Un ostacolo al compimento di tale maturazione, e quindi alla profonda e sincera accettazione dell’adozione come possibilità di divenire realmente genitori, è costituito dal rischio di attribuire maggior valore al figlio con legame di sangue confondendo  fecondità con generatività, tale rischio si accentua  dal momento che il bambino adottato porta sovente con sé lo stigma della diversità in quanto proveniente da realtà svantaggiate.
I coniugi adottivi in attesa, che hanno percorso la strada della crescita come genitori non “di sangue” ed elaborando la propria situazione, vivranno una “gravidanza mentale” molto più lunga di quelle biologiche. Queste coppie infatti, definiscono i loro figli  come i “ figli del cuore”.
In questa lunga attesa, la coppia sperimenta molteplici vissuti, reagisce, immagina, sogna, cresce.

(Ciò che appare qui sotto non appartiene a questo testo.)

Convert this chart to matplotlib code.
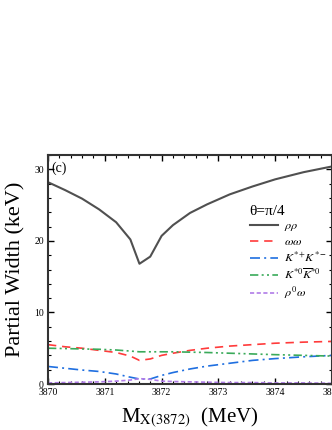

Solo così, può realizzarsi il percorso che conduce ad una nascita diversa ma sana; che preserverà la nuova vita che arriva dall’avere la mera funzione di “riempimento” di una lacuna fra i genitori, o una missione “riparatrice” che creerebbe il limite di un’accettazione fisica e non psicologica del minore.

 

1) Ideale costruito da ogni individuo, a cui si aspira e rispetto al quale paragona il proprio stato attuale.

2) Funzione genitoriale, l’essere genitori.

3) Strategie di reazione agli eventi della vita.